De Wet Gelijke Behandeling op grond van handicap of chronische ziekte is daarvoor van belang: werkplekken moeten aangepast zijn en het openbaar vervoer verbeterd en toegankelijk. Zodat naar het werk gaan voor hen net zo eenvoudig is als voor u en mij.
Ook is voor arbeidsparticipatie van belang dat je buiten het werk maatschappelijk kunt participeren op alle levensterreinen. De gemeenten hebben hierin een belangrijke taak in het kader van de Wet maatschappelijke ondersteuning. De Taskforce van Hanny van Leeuwen, die ik al eerder noemde, speelt daarbij eveneens een belangrijke rol.

Dames en heren, ik kom tot een afronding.
Dat doe ik niet met een toekomst voorspelling. Maar ik wil wel op basis van de feiten waarover we nu beschikken vaststellen dat de omstandigheden om werk te vinden momenteel gunstig zijn voor mensen met een arbeidsbeperking.

De economie kent een opgaande lijn, het kabinet maakt werk van arbeidsparticipatie en de Commissie het Werkend Perspectief heeft een mooi fundament gelegd om op verder te bouwen.

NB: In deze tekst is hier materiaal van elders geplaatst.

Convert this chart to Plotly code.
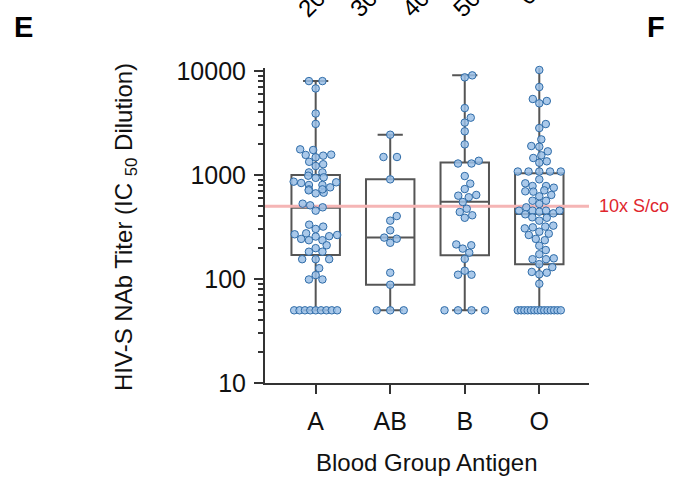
import numpy as np
import plotly.graph_objects as go

# ---------------- data ----------------
groups = ["A", "AB", "B", "O"]

titer_A = [8000, 8000, 6800, 3900, 3100, 1480, 1570, 1560, 1740, 1765, 1535,
           1220, 1270, 1340, 1060, 1060, 940, 950, 985, 863, 802, 838, 802, 851,
           728, 676, 761, 712, 728, 666, 530, 511, 489, 454, 303, 319, 333, 265,
           256, 269, 275, 258, 236, 236, 243, 211, 198, 183, 183, 155, 155, 155,
           127, 109, 99, 99, 50, 50, 50, 50, 50, 50, 50, 50, 50]
titer_AB = [2440, 1490, 1490, 908, 403, 364, 294, 250, 244, 223, 115, 88, 50, 50, 50]
titer_B = [8690, 9080, 4400, 3190, 3560, 2630, 1970, 1290, 1370, 1290, 977, 826,
           643, 633, 733, 611, 550, 441, 474, 410, 388, 215, 211, 196, 179, 156,
           120, 110, 110, 50, 50, 50, 50]
titer_O = [11670, 10230, 7020, 5380, 5150, 4890, 3090, 2830, 2200, 1870, 1900,
           1546, 1457, 1689, 1313, 1354, 1080, 1080, 1080, 1080, 1080,
           908, 832, 784, 784, 755, 712, 697, 692, 624, 643,
           526, 566, 566, 489, 454, 454, 444, 428, 419, 454, 454, 392, 388, 364,
           326, 307, 314, 285, 319, 273, 265, 243, 236, 209, 190, 173, 158, 155,
           155, 130, 139, 111, 115, 117, 90] + [50] * 14

box_q1 = [170, 88, 169, 139]
box_median = [485, 250, 554, 422]
box_q3 = [1000, 908, 1316, 1038]
box_min = [50, 50, 50, 50]
box_max = [8000, 2440, 9080, 11670]

threshold = 500
threshold_label = "10x S/co"
top_labels = ["20", "30", "40", "50", "60"]

# ---------------- layout geometry ----------------
W, H = 687, 487
L, R, T, B = 265, 589, 68, 383
x_range = [-0.68, 3.667]
y_range = [1, 4.029]
px_per_x = (R - L) / (x_range[1] - x_range[0])
px_per_dec = (B - T) / (y_range[1] - y_range[0])

FONT = "Arial, Liberation Sans, sans-serif"
DOT_FILL = "rgba(155,192,230,0.85)"
DOT_LINE = "#2f6ca8"
BOX_LINE = "#555555"
AXIS = "#333333"


def swarm(vals, D=7.6, maxw=22.0, row_sp=13.5, row_w=43.0):
    vals = np.asarray(vals, float)
    ys = np.log10(vals) * px_per_dec
    offs = np.zeros(len(vals))
    placed = []
    cands = [0.0]
    k = 1
    while k * 0.5 <= maxw:
        cands += [k * 0.5, -k * 0.5]
        k += 1
    for v in sorted(set(vals)):
        idxs = [i for i in range(len(vals)) if vals[i] == v]
        n = len(idxs)
        y = ys[idxs[0]]
        if n > 1:
            sp = min(row_sp, row_w / (n - 1))
            for j, i in enumerate(idxs):
                offs[i] = (j - (n - 1) / 2) * sp
                placed.append((offs[i], y))
        else:
            best = None
            for c in cands:
                if all(np.hypot(c - px, y - py) >= D for px, py in placed):
                    best = c
                    break
            if best is None:
                best = max(cands, key=lambda c: min(np.hypot(c - px, y - py) for px, py in placed))
            offs[idxs[0]] = best
            placed.append((best, y))
    return offs / px_per_x


fig = go.Figure()

all_vals = [titer_A, titer_AB, titer_B, titer_O]

fig.add_trace(go.Scatter(x=x_range, y=[threshold, threshold], mode="lines",
                         line=dict(color="#f5b5b5", width=3), hoverinfo="skip",
                         showlegend=False, cliponaxis=False))

for gi in range(len(groups)):
    fig.add_trace(go.Box(x=[gi], q1=[box_q1[gi]], median=[box_median[gi]], q3=[box_q3[gi]],
                         lowerfence=[box_min[gi]], upperfence=[box_max[gi]],
                         width=0.65, whiskerwidth=0.52, boxpoints=False,
                         line=dict(color=BOX_LINE, width=2),
                         fillcolor="rgba(0,0,0,0)", showlegend=False))

for gi, vals in enumerate(all_vals):
    offs = swarm(vals)
    fig.add_trace(go.Scatter(x=gi + offs, y=vals, mode="markers",
                             marker=dict(size=7.5, color=DOT_FILL,
                                         line=dict(color=DOT_LINE, width=1)),
                             showlegend=False, cliponaxis=False))

fig.update_layout(
    width=W, height=H,
    margin=dict(l=L, r=W - R, t=T, b=H - B, pad=0),
    paper_bgcolor="white", plot_bgcolor="white",
    font=dict(family=FONT, size=24, color="#111111"),
    showlegend=False,
    xaxis=dict(range=x_range, tickmode="array", tickvals=list(range(len(groups))),
               ticktext=groups, ticks="outside", ticklen=9, tickwidth=2,
               tickcolor=AXIS, showline=True, linecolor=AXIS, linewidth=2,
               showgrid=False, zeroline=False, tickfont=dict(size=25),
               ticklabelstandoff=6),
    yaxis=dict(type="log", range=y_range, tickmode="linear", tick0=0, dtick=1,
               tickformat="d", ticks="outside", ticklen=9, tickwidth=2,
               tickcolor=AXIS, showline=True, linecolor=AXIS, linewidth=2,
               showgrid=False, zeroline=False, tickfont=dict(size=25),
               ticklabelstandoff=3,
               minor=dict(dtick="D1", ticks="outside",
                          ticklen=5, tickwidth=1.5, tickcolor=AXIS, showgrid=False)),
)


def px2paper(px, py):
    return (px - L) / (R - L), (B - py) / (B - T)


ann = []
xp, yp = px2paper(125, 227)
ann.append(dict(text="HIV-S NAb Titer (IC <sub>50</sub> Dilution)", x=xp, y=yp,
                xref="paper", yref="paper", textangle=-90, showarrow=False,
                font=dict(size=24), xanchor="center", yanchor="middle"))
xp, yp = px2paper(427, 462)
ann.append(dict(text="Blood Group Antigen", x=xp, y=yp, xref="paper", yref="paper",
                showarrow=False, font=dict(size=24), xanchor="center", yanchor="middle"))
xp, _ = px2paper(597, 0)
ann.append(dict(text=threshold_label, x=xp, y=np.log10(threshold), xref="paper", yref="y",
                showarrow=False, xanchor="left", yanchor="middle",
                font=dict(size=18, color="#e0262d")))
for letter, px in [("E", 23), ("F", 656)]:
    xp, yp = px2paper(px, 27)
    ann.append(dict(text="<b>%s</b>" % letter, x=xp, y=yp, xref="paper", yref="paper",
                    showarrow=False, xanchor="center", yanchor="middle",
                    font=dict(size=29, color="black")))
top_pos = [(311, 3), (363, 3), (415, 3), (466, 3), (531, -9)]
for lab, (px, py) in zip(top_labels, top_pos):
    xp, yp = px2paper(px, py)
    ann.append(dict(text=lab, x=xp, y=yp, xref="paper", yref="paper", textangle=-45,
                    showarrow=False, xanchor="center", yanchor="middle",
                    font=dict(size=24, color="black")))
fig.update_layout(annotations=ann)

fig.write_html("out.html", config={"displayModeBar": False},
               post_script="document.body.style.margin='0px';")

Ik verwacht ook van u – en ik richt me nu specifiek tot de werkgevers en werknemers en hun organisaties - dat u uw verantwoordelijkheid neemt. En dat u voortbouwt op de al bestaande fundamenten, zodat we niet over vier jaar, maar hopelijk al eerder, kunnen vaststellen dat we een goede oogst hebben gehad.